En pratique, l’initiative s’articule autour de deux grands objectifs économiques : relancer la croissance en Chine en résolvant les problèmes de surcapacité industrielle et donner un nouveau souffle aux entreprises publiques chinoises, notamment dans le secteur des infrastructures. La grande majorité des projets BRI ne visent pas à créer de nouvelles normes internationales mais plutôt à répondre aux besoins économiques internes de la Chine et à stimuler les entreprises d'État. De plus, les investissements dans le cadre de la BRI ne sont pas systématiquement orientés vers les pays du programme, et une grande partie des projets sont déterminés par des besoins internes ou des demandes des pays bénéficiaires, qui sollicitent l’aide chinoise pour des raisons diverses, souvent liées à des intérêts économiques locaux ou à la politique de redistribution.
Cette approche éclaire des exemples concrets où la vision réaliste échoue à expliquer les réalités du terrain, notamment dans des projets comme le port de Hambantota au Sri Lanka. Ce projet, souvent cité comme preuve de la "diplomatie du piège de la dette" de la Chine, est en réalité un exemple de mauvaise gestion, de corruption et de décisions peu stratégiques prises par les autorités sri-lankaises, bien avant que l’initiative BRI ne soit lancée. Ce projet a plus résulté de rivalités entre entreprises chinoises pour obtenir des contrats que d’un plan géopolitique calculé. De nombreux autres projets de la BRI se sont avérés économiquement peu viables, et la Chine elle-même fait face à des pertes importantes, ce qui contredit l’idée d’une stratégie orchestrée de domination par la dette.
Ainsi, la BRI, loin d'être un instrument cohérent de puissance géopolitique chinoise, reflète des dynamiques internes fragmentées au sein de l'État chinois, où les acteurs cherchent à maximiser leurs propres intérêts économiques. Cette approche bottom-up signifie que la BRI ne peut être comprise qu’en tenant compte de la complexité des interactions entre divers acteurs locaux et internationaux, et non comme une stratégie monolithique imposée par le sommet du pouvoir chinois.

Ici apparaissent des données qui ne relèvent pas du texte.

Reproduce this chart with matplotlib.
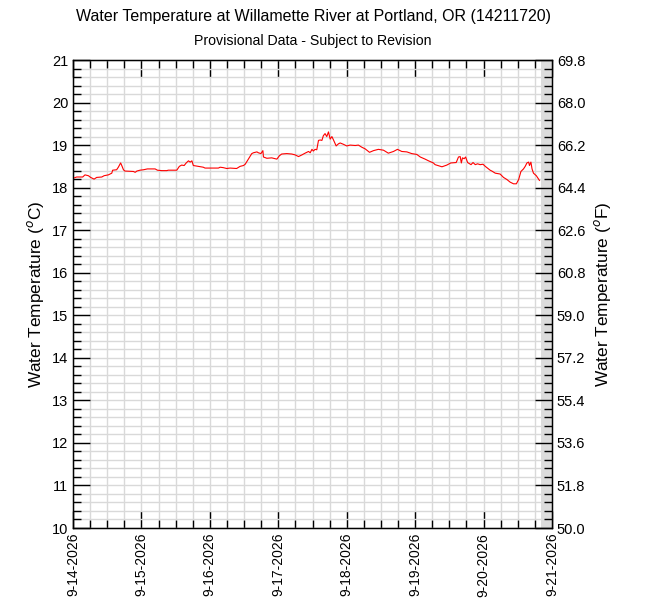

Dans ce contexte, l'analyse de la transformation de l'État offre des perspectives nouvelles pour les acteurs internationaux et les ONG, leur permettant d'interagir avec les gouvernements locaux et les régulateurs chinois pour mieux encadrer et gérer ces projets, plutôt que de simplement tenter de les contrecarrer. Au lieu d'adopter une posture de confrontation basée sur des visions réalistes qui simplifient à outrance la réalité, il devient crucial de reconnaître la diversité des acteurs et les logiques économiques à l'œuvre dans la BRI. Cette perspective permet également de proposer des solutions plus nuancées pour améliorer les résultats de ces projets, en tenant compte des besoins des pays bénéficiaires et des capacités de régulation de la Chine.
En conclusion, cette analyse critique des approches réalistes montre que la transformation de l’État offre une lecture plus précise des dynamiques de sécurité en Asie. En se focalisant uniquement sur les questions de rivalité de pouvoir et de stratégie, les analyses réalistes passent à côté de la complexité des interactions au sein des États, menant à des réponses politiques qui risquent d’aggraver les tensions plutôt que de les résoudre. Une approche plus flexible et empirique permettrait de mieux comprendre ces dynamiques et d’élaborer des politiques plus adaptées à la réalité.